A Berlin, l’association Lowkick propose aux femmes, cis-genres ou trans-genres, de pratiquer les arts martiaux et l’autodéfense dans un espace non mixte. Rien de plus normal dans cette ville que d’aucuns considèrent comme la capitale queer et féministe de l’Europe. Reportage en immersion lors d’une séance de boxe thaïe.

Elles sont en sueur. La séance a commencé depuis un quart d’heure à peine, mais déjà, les vitres se couvrent de buée. Vendredi soir à Berlin. Le cours de Ruth rassemble aujourd’hui huit participantes.

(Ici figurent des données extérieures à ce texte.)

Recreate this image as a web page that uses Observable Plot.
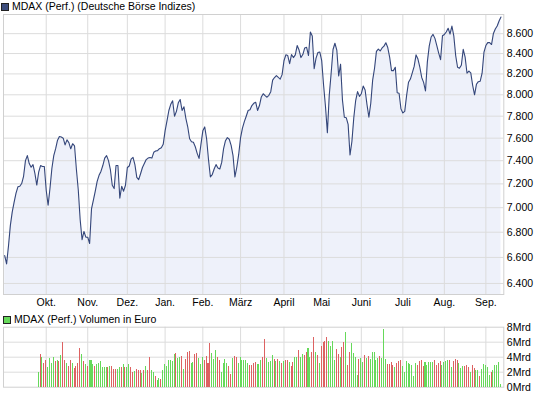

Toutes accros à la boxe thaïe, qu’elles pratiquent depuis deux ans dans ce club féministe de Neukölln (quartier du sud de Berlin, ndlr). « Dans les clubs mixtes, j’avais l’impression d’avoir quelque chose à prouver pour pouvoir être prise au sérieux », explique Caro, cheveux courts, tatouage sur la nuque et minishort rose. Habituée des cours d’arts martiaux, Nicole aussi compare avec la pratique en club mixte : « Soit on ne te frappe pas parce que tu es une fille, donc tu es fragile, soit on te frappe trop fort parce que tu es une fille, donc il faut prouver qu’on est meilleur ! »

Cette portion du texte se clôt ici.